You would benefit from starting with the following documents:
- Manual for users
- Description of existing policies and dispatchers
- The SUMS' FAQ
LSF
This help page was initially made from Emails gathered from Lee Barnby and Jérôme Lauret.Quick start ...
- Getting help on LSF
- Quick tutorial, useful commands and tips
- Writing scripts ready for batch
- Avoiding useless network traffic and improving IO
- Available STAR queues at BNL
- Other scheduling rules
- LSF error codes
Getting help on LSF
There are many help pages on LSF and the command you may use. The most useful documents are
- The University Of Colorado has some on-line help in HTML and a nice Quick User Reference Guide
- The RCF has put together a Quick Start Guide page ...
- and the full documentation as PS or PDF.
A tutorial of our own
Of course, you can always access the help by reading the manpages. For example, the mysterious above command should give display some help about the bsub command ...
% man bsub
However we realise that may be a bit too detailed and that the array of options is bewildering so we will provide some examples as yet another startup guide. The first command used is like this (all on one line):
% bsub -q star_cas_short -L `which tcsh` -J 12kittf -o 12ktest_ittf.log -e 12ktest_ittf.log
root4star -b -q 'runMakerFromMuDst.C("/path/12ktest_ittf.MuDst.root","12ktest_ittf.root",20000)'
And this next wonder is unraveled by explaining each options ...
- -q QueueName is the queue to which you need to submit. valid queues are star_cas and star_cas_short . Their respective limitations and descriptions is given above in a summary table.
- -L `which tcsh` (those are reversed quotes which causes that command to be executed and the output to be inserted on the command line at that point). The -L option specifies a shell. It is not strictly required and useful only whenever you specify what to run on the command line (rather than submitting a script ). Depending on whether or no the default shell defined in the LSF setup match your default shell, you may need to specify it specifically.
- -J 12kittf specifies a name for the job (12kittf in this case). This is optional but extremely useful as it allows you to track the progress of your job. If you don't provide one, the job name defaults to the command you are running (i.e. root4star -b -q ...) which is hard to keep track of.

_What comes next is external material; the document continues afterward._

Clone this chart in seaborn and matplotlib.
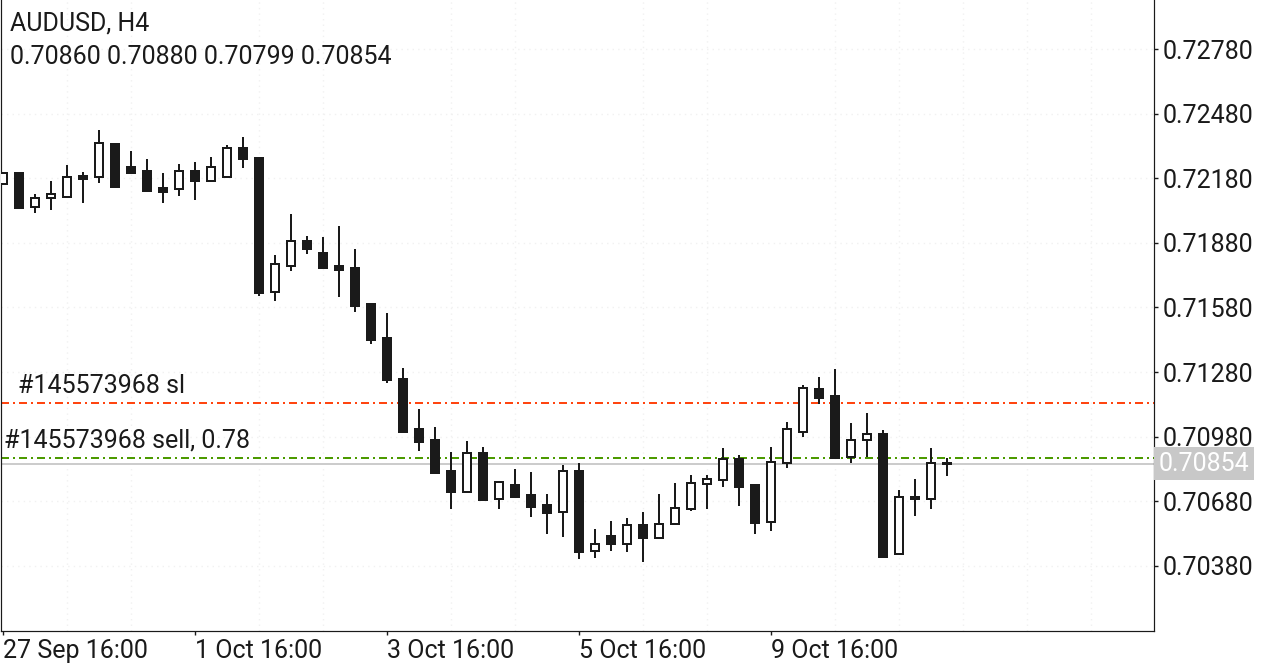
import matplotlib
matplotlib.use("Agg")
import matplotlib.pyplot as plt
import matplotlib.transforms as mtransforms
import numpy as np
import pandas as pd
import seaborn as sns

# ------ DATA (AUDUSD H4) ------
opens = [0.72155, 0.72203, 0.72045, 0.72087, 0.72092, 0.72190, 0.72187, 0.72339, 0.72231, 0.72214,
         0.72135, 0.72129, 0.72214, 0.72166, 0.72184, 0.72319, 0.72275, 0.71650, 0.71774, 0.71889,
         0.71832, 0.71773, 0.71763, 0.71596, 0.71437, 0.71248, 0.71016, 0.70965, 0.70821, 0.70725,
         0.70904, 0.70690, 0.70755, 0.70708, 0.70662, 0.70629, 0.70821, 0.70450, 0.70518, 0.70481,
         0.70569, 0.70508, 0.70573, 0.70643, 0.70761, 0.70779, 0.70877, 0.70756, 0.70585, 0.70857,
         0.71000, 0.71202, 0.71169, 0.70885, 0.70963, 0.70993, 0.70434, 0.70702, 0.70690, 0.70860]
highs = [0.72208, 0.72207, 0.72107, 0.72167, 0.72241, 0.72208, 0.72404, 0.72342, 0.72306, 0.72268,
         0.72203, 0.72246, 0.72254, 0.72277, 0.72334, 0.72370, 0.72280, 0.71824, 0.72014, 0.71912,
         0.71907, 0.71958, 0.71852, 0.71599, 0.71554, 0.71299, 0.71109, 0.71025, 0.70909, 0.70960,
         0.70934, 0.70774, 0.70830, 0.70816, 0.70714, 0.70850, 0.70858, 0.70550, 0.70589, 0.70601,
         0.70629, 0.70714, 0.70767, 0.70802, 0.70800, 0.70928, 0.70895, 0.70757, 0.70932, 0.71048,
         0.71220, 0.71257, 0.71294, 0.71044, 0.71090, 0.71011, 0.70733, 0.70784, 0.70928, 0.70880]
lows = [0.72152, 0.72040, 0.72017, 0.72033, 0.72091, 0.72064, 0.72157, 0.72133, 0.72203, 0.72118,
        0.72064, 0.72099, 0.72079, 0.72165, 0.72183, 0.72226, 0.71635, 0.71611, 0.71751, 0.71830,
        0.71763, 0.71630, 0.71560, 0.71410, 0.71229, 0.71000, 0.70914, 0.70807, 0.70644, 0.70723,
        0.70684, 0.70644, 0.70700, 0.70607, 0.70528, 0.70516, 0.70414, 0.70418, 0.70451, 0.70446,
        0.70400, 0.70504, 0.70572, 0.70637, 0.70644, 0.70748, 0.70660, 0.70530, 0.70544, 0.70836,
        0.70980, 0.71132, 0.70882, 0.70859, 0.70885, 0.70422, 0.70433, 0.70613, 0.70646, 0.70799]
closes = [0.72205, 0.72043, 0.72087, 0.72105, 0.72184, 0.72178, 0.72342, 0.72141, 0.72206, 0.72121,
          0.72118, 0.72214, 0.72167, 0.72231, 0.72319, 0.72268, 0.71649, 0.71780, 0.71889, 0.71853,
          0.71765, 0.71755, 0.71588, 0.71429, 0.71243, 0.71002, 0.70956, 0.70812, 0.70723, 0.70904,
          0.70686, 0.70768, 0.70702, 0.70655, 0.70627, 0.70820, 0.70446, 0.70481, 0.70481, 0.70569,
          0.70508, 0.70576, 0.70648, 0.70764, 0.70782, 0.70875, 0.70748, 0.70581, 0.70861, 0.71014,
          0.71205, 0.71161, 0.70883, 0.70963, 0.70991, 0.70423, 0.70699, 0.70690, 0.70857, 0.70854]

date_ticks = [0, 12, 24, 36, 48]
date_labels = ["27 Sep 16:00", "1 Oct 16:00", "3 Oct 16:00", "5 Oct 16:00", "9 Oct 16:00"]
price_ticks = [0.70380, 0.70680, 0.70980, 0.71280, 0.71580, 0.71880, 0.72180, 0.72480, 0.72780]

symbol = "AUDUSD, H4"
sl_price = 0.71137
sell_price = 0.70883
sl_label = "#145573968 sl"
sell_label = "#145573968 sell, 0.78"

# ------ PREP ------
df = pd.DataFrame({"open": opens, "high": highs, "low": lows, "close": closes})
df["x"] = np.arange(len(df))
df["bull"] = df.close >= df.open
df["bottom"] = df[["open", "close"]].min(axis=1)
df["height"] = (df.close - df.open).abs().clip(lower=0.00004)
last = df.iloc[-1]

# ------ CHART ------
sns.set_theme(style="white")
plt.rcParams["font.family"] = ["Roboto", "DejaVu Sans"]
plt.rcParams["lines.scale_dashes"] = False

ink = "#1a1a1a"
px = 0.72  # one pixel in points at dpi 100
fs = 18

fig = plt.figure(figsize=(12.8, 6.67), dpi=100)
ax = fig.add_axes([1 / 1280, 36 / 667, 1153 / 1280, 631 / 667])

# wicks
ax.vlines(df.x, df.low, df.high, color=ink, lw=2 * px, zorder=3)
# bodies
ax.bar(df.x[df.bull], df.height[df.bull], bottom=df.bottom[df.bull], width=0.5,
       color="white", edgecolor=ink, linewidth=2 * px, zorder=4)
ax.bar(df.x[~df.bull], df.height[~df.bull], bottom=df.bottom[~df.bull], width=0.5,
       color=ink, edgecolor=ink, linewidth=2 * px, zorder=4)

# trade levels and current price
dashdot = (0, (8 * px, 4 * px, 2 * px, 4 * px))
ax.axhline(sl_price, color="#ff4510", lw=2 * px, linestyle=dashdot, zorder=2)
ax.axhline(sell_price, color="#4c9a00", lw=2 * px, linestyle=dashdot, zorder=2)
ax.axhline(last.close, color="#cccccc", lw=2 * px, zorder=1)

ax.annotate(sl_label, (0.94, sl_price), xytext=(0, 17), textcoords="offset pixels",
            fontsize=fs, color=ink, va="center", ha="left")
ax.annotate(sell_label, (0.06, sell_price), xytext=(0, 17), textcoords="offset pixels",
            fontsize=fs, color=ink, va="center", ha="left")

# axes
ax.set_xlim(-0.125, 71.94)
ax.set_ylim(0.70078, 0.730075)

ax.yaxis.tick_right()
ax.set_yticks(price_ticks)
ax.set_yticklabels([f"{p:.5f}" for p in price_ticks])
ax.tick_params(axis="y", which="major", right=True, length=3, width=1, color=ink,
               labelsize=fs, labelcolor=ink, pad=3)

ax.set_xticks(date_ticks)
ax.set_xticklabels(date_labels, ha="left")
ax.set_xticks(np.arange(0, 72, 4), minor=True)
ax.tick_params(axis="x", which="major", bottom=True, length=3, width=1, color=ink,
               labelsize=fs, labelcolor=ink, pad=3)
ax.tick_params(axis="x", which="minor", bottom=False, length=0)

ax.grid(True, axis="x", which="minor", color="#f1f1f1", linestyle=(0, (1, 3)), lw=1)
ax.grid(True, axis="y", which="major", color="#f1f1f1", linestyle=(0, (1, 3)), lw=1)
ax.grid(False, axis="x", which="major")

sns.despine(ax=ax, top=True, right=False, left=False, bottom=False)
for side in ["left", "right", "bottom"]:
    ax.spines[side].set_color(ink)
    ax.spines[side].set_linewidth(1.2 * px)

# current price tag on the price scale
tag = mtransforms.blended_transform_factory(ax.transAxes, ax.transData)
ax.text(1.004, last.close, f"{last.close:.5f}", transform=tag, fontsize=fs,
        color="white", va="center", ha="left", clip_on=False,
        bbox=dict(boxstyle="square,pad=0.18", facecolor="#c8c8c8", edgecolor="none"))

# header
fig.text(10 / 1280, 1 - 23 / 667, symbol, fontsize=fs, color=ink, va="center", ha="left")
fig.text(10 / 1280, 1 - 57 / 667,
         f"{last.open:.5f} {last.high:.5f} {last.low:.5f} {last.close:.5f}",
         fontsize=fs, color=ink, va="center", ha="left")

fig.savefig("out.png", dpi=100)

- -o 12ktest_ittf.log sends all the standard output, which means things which normally appear on screen if you run the program, to a file of your choice. This is extremely useful, almost essential, because if you do not use this option the output is mailed to you. It is not a good idea to have huge files mailed to you especially when running multiple jobs.
- -e 12ktest_ittf.log sends all the error messages to a file of your choice. In this case we chose the same file as for standard output but it does not have to be.
Finally after all the options to bsub you have the command you want to run (along with its options and arguments). Most people run root4star. After that you need the name of your macro. The above is a relatively straight foward example which takes a microdst file as input and writes out a root format file containing the histograms that are filled from within that macro. The essential points are that the input and output files can be specified. The singles quotes ('...') around the macro are required. If you can specify the input file and the output file (or the output file name is automatically formed from the input file name) then you can run several jobs simultaneously looking at different chunks of data which is much quicker.
Presumably everyone already has some kind of macro that they run. An example of a non-root4star command would be for example submitting staf (for running GEANT). Here, you need something like:
% bsub ... staf -w 0 -b run.kumac
after the bsub command and its options, where run.kumac is your kumac.
Once your jobs are running I found the following commands useful:
% bjobs
to shows a summary with the status of each job (or bjobs -w which ensures the name fits on the screen)
% bqueues
to shows you the status of each queues (in case you wonder why none of your jobs started after some time). Don't panic !! There is a fair-share system so that you don't have to wait for all the other jobs in the queue before it starts yours. If you realize something is wrong and you need to kill your job, use
% bkill JobID
where JobID is the job number (obtained from bjobs) . If the job do not seem to disappear from the queue (please, wait at least 1 minute), you can then try to useful
% bkill -r JobID
the above forces the removal of JobID from the queue. Well, and if LSF is being stuborn and your job still remains in the queue, you can then use the ultimate and (almost) final trick
% bkill -s KILL JobID
% bkill -s QUIT JobID
The -s is used to send a specific signal to the job (instead of letting LSF handle it). We promised a last trick ... there is none and you will have to submit a trouble ticket ... As a last note, if you want to kill all submitted jobs, useful
% bkill 0
...
% bpeek -f
shows you the last few lines of your output (which will eventually appear in the file you specified) and updates in a loop until you press control-c (together). Good for checking the progress assuming you are writing useful messages.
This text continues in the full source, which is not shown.